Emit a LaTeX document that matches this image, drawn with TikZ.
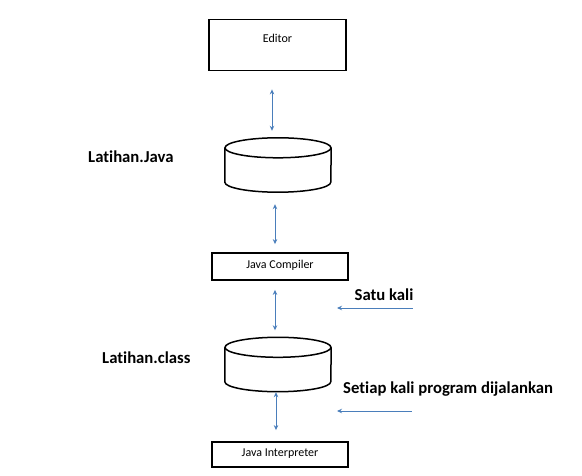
\documentclass[tikz,border=0pt]{standalone}
\usepackage{fontspec}
\setmainfont[Ligatures=NoCommon]{Carlito}
\usetikzlibrary{arrows.meta}
\definecolor{arrowblue}{RGB}{74,126,187}
\begin{document}
\begin{tikzpicture}[x=1pt,y=-1pt,
  box/.style={draw=black,line width=1.8pt,inner sep=0pt},
  boxtext/.style={font=\fontsize{12}{14}\selectfont},
  label/.style={font=\fontsize{16.7}{19}\selectfont\bfseries,inner sep=0pt},
  link/.style={draw=arrowblue,line width=0.9pt,{Stealth[length=5pt,width=4.5pt]}-{Stealth[length=5pt,width=4.5pt]}},
  onelink/.style={draw=arrowblue,line width=0.9pt,{Stealth[length=5pt,width=4.5pt]}-},
  cylline/.style={draw=black,line width=1.5pt},
  cylarea/.style={inner sep=0pt,minimum width=106pt,minimum height=54pt}]
\useasboundingbox (0,0) rectangle (582,476);
% Editor
\node[box,minimum width=137pt,minimum height=51pt] (editor) at (277.5,45) {};
\node[boxtext] (editortext) at (277.5,38) {Editor};
% Cylinder 1
\node[cylarea] (cyl1) at (278,165) {};
\draw[cylline] ([yshift=-10pt]cyl1.north) ellipse[x radius=53,y radius=10];
\draw[cylline] ([yshift=-10pt]cyl1.north west) -- ([yshift=10pt]cyl1.south west)
  arc[start angle=180,end angle=0,x radius=53,y radius=10]
  -- ([yshift=-10pt]cyl1.north east);
% Java Compiler
\node[box,minimum width=136pt,minimum height=27pt] (compiler) at (280,266.5) {};
\node[boxtext] (compilertext) at (280,265.5) {Java Compiler};
% Cylinder 2
\node[cylarea] (cyl2) at (278,364.5) {};
\draw[cylline] ([yshift=-10pt]cyl2.north) ellipse[x radius=53,y radius=10];
\draw[cylline] ([yshift=-10pt]cyl2.north west) -- ([yshift=10pt]cyl2.south west)
  arc[start angle=180,end angle=0,x radius=53,y radius=10]
  -- ([yshift=-10pt]cyl2.north east);
% Java Interpreter
\node[box,minimum width=136pt,minimum height=25pt] (interp) at (280,454.5) {};
\node[boxtext] (interptext) at (280,453.5) {Java Interpreter};
% vertical arrows
\draw[link,shorten <=18pt,shorten >=7pt] ([xshift=-5.5pt]editor.south) -- ([xshift=-6pt]cyl1.north);
\draw[link,shorten <=12pt,shorten >=8pt] ([xshift=-3pt]cyl1.south) -- ([xshift=-5pt]compiler.north);
\draw[link,shorten <=9pt,shorten >=7pt] ([xshift=-5pt]compiler.south) -- ([xshift=-3pt]cyl2.north);
\draw[link,shorten <=0.5pt,shorten >=11pt] ([xshift=-2pt]cyl2.south) -- ([xshift=-4pt]interp.north);
% labels
\node[label,anchor=west] (ljava) at (88,157) {Latihan.Java};
\node[label,anchor=west] (lclass) at (102,358) {Latihan.class};
\node[label] (satu) at (384,295) {Satu kali};
\node[label,anchor=west] (setiap) at (343,389) {Setiap kali program dijalankan};
% side arrows
\coordinate (s1a) at (337,308);
\coordinate (s1b) at (413,308);
\coordinate (s2a) at (337,411);
\coordinate (s2b) at (412,411);
\draw[onelink] (s1a) -- (s1b);
\draw[onelink] (s2a) -- (s2b);
\end{tikzpicture}
\end{document}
****
§ **Task directions**:
Omit the pictures, then quote the rest of the material above exactly.

§ **Answer to the exercise**:
Emit a LaTeX document that matches this image, drawn with TikZ.
\documentclass[tikz,border=0pt]{standalone}
\usepackage{fontspec}
\setmainfont[Ligatures=NoCommon]{Carlito}
\usetikzlibrary{arrows.meta}
\definecolor{arrowblue}{RGB}{74,126,187}
\begin{document}
\begin{tikzpicture}[x=1pt,y=-1pt,
  box/.style={draw=black,line width=1.8pt,inner sep=0pt},
  boxtext/.style={font=\fontsize{12}{14}\selectfont},
  label/.style={font=\fontsize{16.7}{19}\selectfont\bfseries,inner sep=0pt},
  link/.style={draw=arrowblue,line width=0.9pt,{Stealth[length=5pt,width=4.5pt]}-{Stealth[length=5pt,width=4.5pt]}},
  onelink/.style={draw=arrowblue,line width=0.9pt,{Stealth[length=5pt,width=4.5pt]}-},
  cylline/.style={draw=black,line width=1.5pt},
  cylarea/.style={inner sep=0pt,minimum width=106pt,minimum height=54pt}]
\useasboundingbox (0,0) rectangle (582,476);
% Editor
\node[box,minimum width=137pt,minimum height=51pt] (editor) at (277.5,45) {};
\node[boxtext] (editortext) at (277.5,38) {Editor};
% Cylinder 1
\node[cylarea] (cyl1) at (278,165) {};
\draw[cylline] ([yshift=-10pt]cyl1.north) ellipse[x radius=53,y radius=10];
\draw[cylline] ([yshift=-10pt]cyl1.north west) -- ([yshift=10pt]cyl1.south west)
  arc[start angle=180,end angle=0,x radius=53,y radius=10]
  -- ([yshift=-10pt]cyl1.north east);
% Java Compiler
\node[box,minimum width=136pt,minimum height=27pt] (compiler) at (280,266.5) {};
\node[boxtext] (compilertext) at (280,265.5) {Java Compiler};
% Cylinder 2
\node[cylarea] (cyl2) at (278,364.5) {};
\draw[cylline] ([yshift=-10pt]cyl2.north) ellipse[x radius=53,y radius=10];
\draw[cylline] ([yshift=-10pt]cyl2.north west) -- ([yshift=10pt]cyl2.south west)
  arc[start angle=180,end angle=0,x radius=53,y radius=10]
  -- ([yshift=-10pt]cyl2.north east);
% Java Interpreter
\node[box,minimum width=136pt,minimum height=25pt] (interp) at (280,454.5) {};
\node[boxtext] (interptext) at (280,453.5) {Java Interpreter};
% vertical arrows
\draw[link,shorten <=18pt,shorten >=7pt] ([xshift=-5.5pt]editor.south) -- ([xshift=-6pt]cyl1.north);
\draw[link,shorten <=12pt,shorten >=8pt] ([xshift=-3pt]cyl1.south) -- ([xshift=-5pt]compiler.north);
\draw[link,shorten <=9pt,shorten >=7pt] ([xshift=-5pt]compiler.south) -- ([xshift=-3pt]cyl2.north);
\draw[link,shorten <=0.5pt,shorten >=11pt] ([xshift=-2pt]cyl2.south) -- ([xshift=-4pt]interp.north);
% labels
\node[label,anchor=west] (ljava) at (88,157) {Latihan.Java};
\node[label,anchor=west] (lclass) at (102,358) {Latihan.class};
\node[label] (satu) at (384,295) {Satu kali};
\node[label,anchor=west] (setiap) at (343,389) {Setiap kali program dijalankan};
% side arrows
\coordinate (s1a) at (337,308);
\coordinate (s1b) at (413,308);
\coordinate (s2a) at (337,411);
\coordinate (s2b) at (412,411);
\draw[onelink] (s1a) -- (s1b);
\draw[onelink] (s2a) -- (s2b);
\end{tikzpicture}
\end{document}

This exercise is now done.